Soziale Arbeit sieht Psychologie – neben Soziologie und Jura – seit jeher als eine ihrer zentralen Bezugswissenschaften an. Es ist nicht immer eine Liebesbeziehung gewesen; der Vorwurf soziales Leid zu individualisieren, ging in der Regel auf ein übermäßig psychologisiertes Verständnis Sozialer Arbeit zurück. Die Wichtigkeit psychologischer Erkenntnisse für die Soziale Arbeit ist allerdings nie angezweifelt worden. Die Psychologie als akademische Disziplin orientiert sich an der Medizin oder den Gesundheitswissenschaften und ignoriert die Soziale Arbeit weitgehend. In der psychologischen Praxis hingegen ist die Bedeutsamkeit Sozialer Arbeit unumstritten und auch unübersehbar; deutlich wurde dies jüngst wieder bei der psychosozialen Unterstützung von geflüchteten Menschen, die für ihre seelische Balance zwingend die Klärung äußerer Rahmenbedingungen benötigen.

Dieses Buch richtet sich an Studierende und Lehrende der Sozialen Arbeit und bietet eine Einführung in psychologische Perspektiven und Erkenntnisse. Dabei sind sämtliche Themen unter der Fragestellung aufbereitet, inwiefern die psychologische Perspektive für die Soziale Arbeit nützlich und hilfreich ist. Dieses Buch ist in der tiefen Überzeugung verfasst, dass dieser Nutzen nicht ein-, sondern wechselseitig besteht, sodass eine Einführung in die Soziale Arbeit für Studierende der Psychologie ein ebenso lohnenswertes Unterfangen wäre.

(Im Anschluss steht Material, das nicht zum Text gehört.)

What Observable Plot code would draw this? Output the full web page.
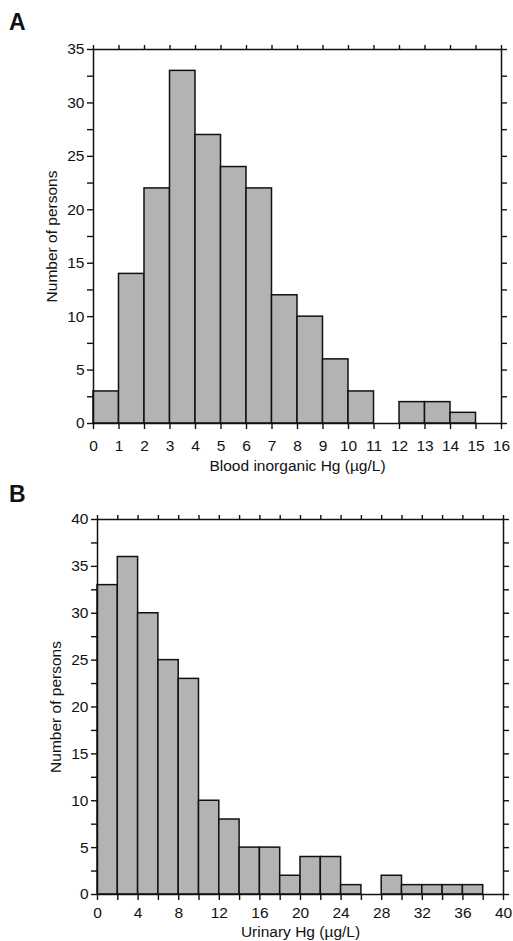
<!DOCTYPE html>
<html><head><meta charset="utf-8">
<script src="https://cdn.jsdelivr.net/npm/d3@7"></script>
<script src="https://cdn.jsdelivr.net/npm/@observablehq/plot@0.6"></script>
<style>
body{margin:0;background:#fff;font-family:"Liberation Sans",Arial,sans-serif}
#wrap{position:relative;width:513px;height:941px;overflow:hidden}
.panel{position:absolute;left:0}
.tag{position:absolute;font-weight:bold;font-size:23px;left:9px;line-height:1;color:#111}
</style></head><body><div id="wrap"></div>
<script>
// Panel A: blood inorganic Hg, 1 µg/L bins
const bloodBinStarts = [0,1,2,3,4,5,6,7,8,9,10,11,12,13,14];
const bloodCounts    = [3,14,22,33,27,24,22,12,10,6,3,0,2,2,1];
const bloodBinWidth = 1;
const bloodXTicks = [0,1,2,3,4,5,6,7,8,9,10,11,12,13,14,15,16];
const bloodYTicks = [0,2.5,5,7.5,10,12.5,15,17.5,20,22.5,25,27.5,30,32.5,35];

// Panel B: urinary Hg, 2 µg/L bins
const urinaryBinStarts = [0,2,4,6,8,10,12,14,16,18,20,22,24,26,28,30,32,34,36];
const urinaryCounts    = [33,36,30,25,23,10,8,5,5,2,4,4,1,0,2,1,1,1,1];
const urinaryBinWidth = 2;
const urinaryXTicks = [0,2,4,6,8,10,12,14,16,18,20,22,24,26,28,30,32,34,36,38,40];
const urinaryYTicks = [0,2.5,5,7.5,10,12.5,15,17.5,20,22.5,25,27.5,30,32.5,35,37.5,40];

const wrap = document.getElementById("wrap");
const FS = 15.5;

function panel({top, height, mt, mb, ml, mr, starts, counts, bw, xTicks, xLabelEvery, yTicks, xmax, ymax, xLabel, xPad, xLabelOffset, tag, tagTop}) {
  const rows = starts.map((s, i) => ({x1: s, x2: s + bw, y: counts[i]})).filter(d => d.y > 0);
  const fmtX = d => (Math.round(d / xLabelEvery) * xLabelEvery === d ? String(d) : "");
  const fmtY = d => (d % 5 === 0 ? String(d) : "");
  const chart = Plot.plot({
    width: 513, height,
    marginTop: mt, marginBottom: mb, marginLeft: ml, marginRight: mr,
    style: {fontSize: FS + "px", fontFamily: '"Liberation Sans", Arial, sans-serif', color: "#111", background: "white"},
    x: {domain: [0, xmax]},
    y: {domain: [0, ymax]},
    marks: [
      Plot.rectY(rows, {x1: "x1", x2: "x2", y: "y", fill: "#b3b3b3", stroke: "#111", strokeWidth: 1.5}),
      Plot.frame({stroke: "#111", strokeWidth: 1.5}),
      Plot.axisX({anchor: "bottom", ticks: xTicks, tickFormat: fmtX, tickSize: 6, tickPadding: xPad, strokeWidth: 1.4, fontSize: FS,
                  label: xLabel, labelAnchor: "center", labelArrow: "none", labelOffset: xLabelOffset}),
      Plot.axisX({anchor: "top", ticks: xTicks, tickFormat: () => "", tickSize: 5, strokeWidth: 1.4, label: null}),
      Plot.axisY({anchor: "left", ticks: yTicks, tickFormat: fmtY, tickSize: 6, tickPadding: 3, strokeWidth: 1.4, fontSize: FS,
                  label: "Number of persons", labelAnchor: "center", labelArrow: "none", labelOffset: 48}),
      Plot.axisY({anchor: "right", ticks: yTicks, tickFormat: () => "", tickSize: 5, strokeWidth: 1.4, label: null})
    ]
  });
  const div = document.createElement("div");
  div.className = "panel";
  div.style.top = top + "px";
  div.appendChild(chart);
  wrap.appendChild(div);
  const t = document.createElement("div");
  t.className = "tag";
  t.style.top = tagTop + "px";
  t.textContent = tag;
  wrap.appendChild(t);
}

panel({top: 0, height: 475, mt: 49, mb: 52, ml: 93, mr: 12,
       starts: bloodBinStarts, counts: bloodCounts, bw: bloodBinWidth,
       xTicks: bloodXTicks, xLabelEvery: 1, yTicks: bloodYTicks, xmax: 16, ymax: 35,
       xLabel: "Blood inorganic Hg (µg/L)", xPad: 10, xLabelOffset: 47, tag: "A", tagTop: 11});
panel({top: 475, height: 466, mt: 44, mb: 47, ml: 97, mr: 10,
       starts: urinaryBinStarts, counts: urinaryCounts, bw: urinaryBinWidth,
       xTicks: urinaryXTicks, xLabelEvery: 4, yTicks: urinaryYTicks, xmax: 40, ymax: 40,
       xLabel: "Urinary Hg (µg/L)", xPad: 6, xLabelOffset: 42, tag: "B", tagTop: 483});
</script></body></html>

Begonnen wird mit einem kurzen historischen Überblick über die Entstehung der Psychologie als Wissenschaft, daran schließen sich drei Kapitel über entwicklungs-, allgemein- und sozialpsychologische Grundlagen an. Kapitel 5 und 6 befassen sich mit Schwerpunkten der angewandten Psychologie und vermittelt familien-, erziehungs- und klinisch-psychologische Erkenntnisse. Kapitel 7 fokussiert sich auf Methoden und persönliche Kompetenzen, in die relevante psychologische Kenntnisse einfließen und die für die Soziale Arbeit zentral sind. Im abschließenden Kapitel 8 wird beschrieben, welche Angebote in den Kontexten Bildung, Gesundheit und psychosoziale Hilfen zu welchem Zeitpunkt für wen hilfreich sein könnten und in welchen Handlungsfeldern die VertreterInnen der Psychologie und der Sozialen Arbeit sich begegnen. Zu Beginn jedes Kapitels gibt es eine kurze Zusammenfassung der wichtigsten beschriebenen Themen. Am Ende jeden Kapitels finden sich Lernfragen und Anregungen zur Diskussion sowie weiterführende Literaturhinweise.

Der mittlerweile sehr bekannte französische Soziologe Didier Eribon beschrieb eine für sich zentrale Erkenntnis seines Lebens folgendermaßen:

„Der folgende Satz aus Sartres Saint Genet war entscheidend für mich: ‚Es kommt nicht darauf an, was man aus uns gemacht hat, sondern darauf, was wir aus dem machen, was man aus uns gemacht hat.‘ Er wurde zum Prinzip meines Lebens“ (Eribon 2016, 219).

Dieses Prinzip verdeutlicht, dass Psychologie und Soziale Arbeit mit ihren unterschiedlichen Denk- und Herangehensweisen sehr eng miteinander verknüpft und in gewisser Weise auch aufeinander angewiesen sind.